*DATA EXCERPTS*:
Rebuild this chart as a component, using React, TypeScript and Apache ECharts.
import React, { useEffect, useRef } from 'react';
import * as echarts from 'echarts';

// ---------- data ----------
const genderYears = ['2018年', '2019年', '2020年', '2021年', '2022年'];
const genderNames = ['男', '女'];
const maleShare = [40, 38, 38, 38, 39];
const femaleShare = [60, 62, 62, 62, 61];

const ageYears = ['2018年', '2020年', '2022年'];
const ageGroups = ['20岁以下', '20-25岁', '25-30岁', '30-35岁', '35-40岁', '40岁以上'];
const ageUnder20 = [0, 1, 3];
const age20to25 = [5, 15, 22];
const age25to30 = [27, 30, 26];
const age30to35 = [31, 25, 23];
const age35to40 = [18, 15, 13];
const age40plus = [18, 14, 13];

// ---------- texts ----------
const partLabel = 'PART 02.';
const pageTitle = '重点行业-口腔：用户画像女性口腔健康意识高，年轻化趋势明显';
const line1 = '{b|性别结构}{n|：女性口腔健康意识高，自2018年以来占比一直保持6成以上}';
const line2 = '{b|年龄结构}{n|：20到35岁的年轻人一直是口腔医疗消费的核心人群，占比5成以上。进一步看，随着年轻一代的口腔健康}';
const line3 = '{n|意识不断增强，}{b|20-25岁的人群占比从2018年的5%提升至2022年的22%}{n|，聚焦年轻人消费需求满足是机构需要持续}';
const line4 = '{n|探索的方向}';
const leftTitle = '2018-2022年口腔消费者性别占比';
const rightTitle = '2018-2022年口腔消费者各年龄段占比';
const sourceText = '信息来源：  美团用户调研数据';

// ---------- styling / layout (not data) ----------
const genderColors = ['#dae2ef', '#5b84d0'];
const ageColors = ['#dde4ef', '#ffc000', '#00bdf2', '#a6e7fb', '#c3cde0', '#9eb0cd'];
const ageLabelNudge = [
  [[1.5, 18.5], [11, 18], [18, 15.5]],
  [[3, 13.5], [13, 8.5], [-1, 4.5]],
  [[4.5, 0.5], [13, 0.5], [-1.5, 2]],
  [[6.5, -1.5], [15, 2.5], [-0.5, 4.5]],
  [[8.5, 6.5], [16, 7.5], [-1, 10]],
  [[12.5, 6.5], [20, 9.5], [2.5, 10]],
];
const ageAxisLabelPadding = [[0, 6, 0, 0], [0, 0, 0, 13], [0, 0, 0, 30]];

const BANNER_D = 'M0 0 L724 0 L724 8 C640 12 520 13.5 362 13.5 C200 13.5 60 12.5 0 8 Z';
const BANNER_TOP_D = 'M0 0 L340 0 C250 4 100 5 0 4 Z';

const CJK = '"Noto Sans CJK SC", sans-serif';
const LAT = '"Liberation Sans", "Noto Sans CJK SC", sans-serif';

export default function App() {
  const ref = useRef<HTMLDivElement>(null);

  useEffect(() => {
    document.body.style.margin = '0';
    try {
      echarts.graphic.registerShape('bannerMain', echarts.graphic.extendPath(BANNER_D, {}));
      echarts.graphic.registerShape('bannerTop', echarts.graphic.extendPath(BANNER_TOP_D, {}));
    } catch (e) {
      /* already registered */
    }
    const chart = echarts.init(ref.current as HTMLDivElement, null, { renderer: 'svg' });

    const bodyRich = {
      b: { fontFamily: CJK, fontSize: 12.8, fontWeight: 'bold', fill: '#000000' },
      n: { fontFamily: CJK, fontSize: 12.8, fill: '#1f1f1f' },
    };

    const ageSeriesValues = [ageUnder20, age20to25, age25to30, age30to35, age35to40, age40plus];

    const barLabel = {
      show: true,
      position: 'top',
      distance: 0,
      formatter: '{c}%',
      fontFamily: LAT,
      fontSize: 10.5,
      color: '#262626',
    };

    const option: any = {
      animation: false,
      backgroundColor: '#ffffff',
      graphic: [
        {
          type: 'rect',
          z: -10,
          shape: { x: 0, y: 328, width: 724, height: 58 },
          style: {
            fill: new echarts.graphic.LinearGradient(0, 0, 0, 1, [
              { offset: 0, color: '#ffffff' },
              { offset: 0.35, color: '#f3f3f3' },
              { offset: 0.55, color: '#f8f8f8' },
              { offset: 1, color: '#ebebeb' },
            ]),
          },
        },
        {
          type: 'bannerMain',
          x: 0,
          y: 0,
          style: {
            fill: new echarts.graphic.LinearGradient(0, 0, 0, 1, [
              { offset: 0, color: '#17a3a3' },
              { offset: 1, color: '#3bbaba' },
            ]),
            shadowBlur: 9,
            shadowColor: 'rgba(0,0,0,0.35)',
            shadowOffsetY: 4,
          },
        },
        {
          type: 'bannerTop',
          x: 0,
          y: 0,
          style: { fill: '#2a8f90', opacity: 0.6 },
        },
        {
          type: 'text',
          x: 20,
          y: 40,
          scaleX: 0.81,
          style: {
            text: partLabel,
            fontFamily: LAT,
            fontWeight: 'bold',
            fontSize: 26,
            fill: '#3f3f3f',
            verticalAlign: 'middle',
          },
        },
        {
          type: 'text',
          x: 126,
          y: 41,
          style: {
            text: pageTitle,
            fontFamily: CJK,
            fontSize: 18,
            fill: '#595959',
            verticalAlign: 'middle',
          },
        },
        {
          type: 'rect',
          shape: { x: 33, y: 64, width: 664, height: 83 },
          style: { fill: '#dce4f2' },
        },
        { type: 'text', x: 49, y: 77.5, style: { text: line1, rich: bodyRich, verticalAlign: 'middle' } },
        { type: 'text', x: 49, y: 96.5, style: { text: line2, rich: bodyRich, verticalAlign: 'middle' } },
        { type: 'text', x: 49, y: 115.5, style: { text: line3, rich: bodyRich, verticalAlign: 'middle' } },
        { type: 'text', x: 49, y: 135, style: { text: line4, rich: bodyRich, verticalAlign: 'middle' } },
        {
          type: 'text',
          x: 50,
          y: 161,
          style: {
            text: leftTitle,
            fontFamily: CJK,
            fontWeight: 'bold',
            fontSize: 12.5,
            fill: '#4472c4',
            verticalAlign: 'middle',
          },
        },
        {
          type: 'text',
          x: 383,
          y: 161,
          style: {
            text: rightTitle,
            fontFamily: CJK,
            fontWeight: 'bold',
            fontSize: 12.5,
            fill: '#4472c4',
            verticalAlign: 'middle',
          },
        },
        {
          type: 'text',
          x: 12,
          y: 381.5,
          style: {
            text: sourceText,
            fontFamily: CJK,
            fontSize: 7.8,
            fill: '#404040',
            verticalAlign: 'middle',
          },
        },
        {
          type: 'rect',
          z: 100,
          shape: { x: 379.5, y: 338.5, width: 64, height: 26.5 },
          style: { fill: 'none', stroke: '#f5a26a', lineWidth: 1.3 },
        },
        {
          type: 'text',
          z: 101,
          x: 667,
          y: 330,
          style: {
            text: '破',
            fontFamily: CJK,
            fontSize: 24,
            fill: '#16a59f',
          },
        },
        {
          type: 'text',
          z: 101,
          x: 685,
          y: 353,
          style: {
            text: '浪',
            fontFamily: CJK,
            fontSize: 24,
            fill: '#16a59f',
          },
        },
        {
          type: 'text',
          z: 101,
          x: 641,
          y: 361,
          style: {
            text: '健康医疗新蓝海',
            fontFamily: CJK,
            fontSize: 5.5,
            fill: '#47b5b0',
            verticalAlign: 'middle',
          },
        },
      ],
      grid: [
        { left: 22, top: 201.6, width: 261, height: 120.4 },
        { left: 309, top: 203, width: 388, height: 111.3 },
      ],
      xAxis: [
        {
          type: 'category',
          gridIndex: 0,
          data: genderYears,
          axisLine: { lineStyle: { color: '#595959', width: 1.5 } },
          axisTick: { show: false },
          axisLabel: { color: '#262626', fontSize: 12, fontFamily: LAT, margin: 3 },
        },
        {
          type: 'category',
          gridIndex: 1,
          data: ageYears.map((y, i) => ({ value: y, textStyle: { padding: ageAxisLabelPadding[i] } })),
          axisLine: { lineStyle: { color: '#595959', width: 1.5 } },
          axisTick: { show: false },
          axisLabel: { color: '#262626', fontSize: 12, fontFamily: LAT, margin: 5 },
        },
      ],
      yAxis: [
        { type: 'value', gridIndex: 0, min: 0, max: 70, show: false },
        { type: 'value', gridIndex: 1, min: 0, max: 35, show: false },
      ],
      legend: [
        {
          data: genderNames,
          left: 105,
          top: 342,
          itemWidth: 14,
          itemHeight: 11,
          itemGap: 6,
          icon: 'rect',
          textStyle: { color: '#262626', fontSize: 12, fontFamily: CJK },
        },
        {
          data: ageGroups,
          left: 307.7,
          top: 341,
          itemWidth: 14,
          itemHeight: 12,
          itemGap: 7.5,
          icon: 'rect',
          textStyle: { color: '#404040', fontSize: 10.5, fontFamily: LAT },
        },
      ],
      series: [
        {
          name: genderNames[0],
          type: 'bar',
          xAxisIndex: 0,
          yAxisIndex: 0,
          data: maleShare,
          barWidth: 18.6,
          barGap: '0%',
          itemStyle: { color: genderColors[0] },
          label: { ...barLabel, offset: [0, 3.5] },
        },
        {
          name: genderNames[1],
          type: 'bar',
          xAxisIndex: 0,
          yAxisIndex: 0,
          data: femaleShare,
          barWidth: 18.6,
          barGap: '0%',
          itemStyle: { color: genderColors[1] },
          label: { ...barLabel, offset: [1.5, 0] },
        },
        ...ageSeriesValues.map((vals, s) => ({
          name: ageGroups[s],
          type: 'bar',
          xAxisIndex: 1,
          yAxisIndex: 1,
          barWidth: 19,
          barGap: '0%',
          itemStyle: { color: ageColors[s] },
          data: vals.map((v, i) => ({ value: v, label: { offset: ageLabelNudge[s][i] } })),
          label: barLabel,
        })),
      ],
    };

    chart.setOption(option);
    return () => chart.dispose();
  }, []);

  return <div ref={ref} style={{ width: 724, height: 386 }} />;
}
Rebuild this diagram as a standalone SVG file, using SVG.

*GIVEN EXERCISE*:
Give again, word for word, the lines of the listing, starting at its first line and ending with the line containing "const sourceText = '信息来源：".

*OUTPUT OF THE EXERCISE*:
Rebuild this chart as a component, using React, TypeScript and Apache ECharts.
import React, { useEffect, useRef } from 'react';
import * as echarts from 'echarts';

// ---------- data ----------
const genderYears = ['2018年', '2019年', '2020年', '2021年', '2022年'];
const genderNames = ['男', '女'];
const maleShare = [40, 38, 38, 38, 39];
const femaleShare = [60, 62, 62, 62, 61];

const ageYears = ['2018年', '2020年', '2022年'];
const ageGroups = ['20岁以下', '20-25岁', '25-30岁', '30-35岁', '35-40岁', '40岁以上'];
const ageUnder20 = [0, 1, 3];
const age20to25 = [5, 15, 22];
const age25to30 = [27, 30, 26];
const age30to35 = [31, 25, 23];
const age35to40 = [18, 15, 13];
const age40plus = [18, 14, 13];

// ---------- texts ----------
const partLabel = 'PART 02.';
const pageTitle = '重点行业-口腔：用户画像女性口腔健康意识高，年轻化趋势明显';
const line1 = '{b|性别结构}{n|：女性口腔健康意识高，自2018年以来占比一直保持6成以上}';
const line2 = '{b|年龄结构}{n|：20到35岁的年轻人一直是口腔医疗消费的核心人群，占比5成以上。进一步看，随着年轻一代的口腔健康}';
const line3 = '{n|意识不断增强，}{b|20-25岁的人群占比从2018年的5%提升至2022年的22%}{n|，聚焦年轻人消费需求满足是机构需要持续}';
const line4 = '{n|探索的方向}';
const leftTitle = '2018-2022年口腔消费者性别占比';
const rightTitle = '2018-2022年口腔消费者各年龄段占比';
const sourceText = '信息来源：  美团用户调研数据';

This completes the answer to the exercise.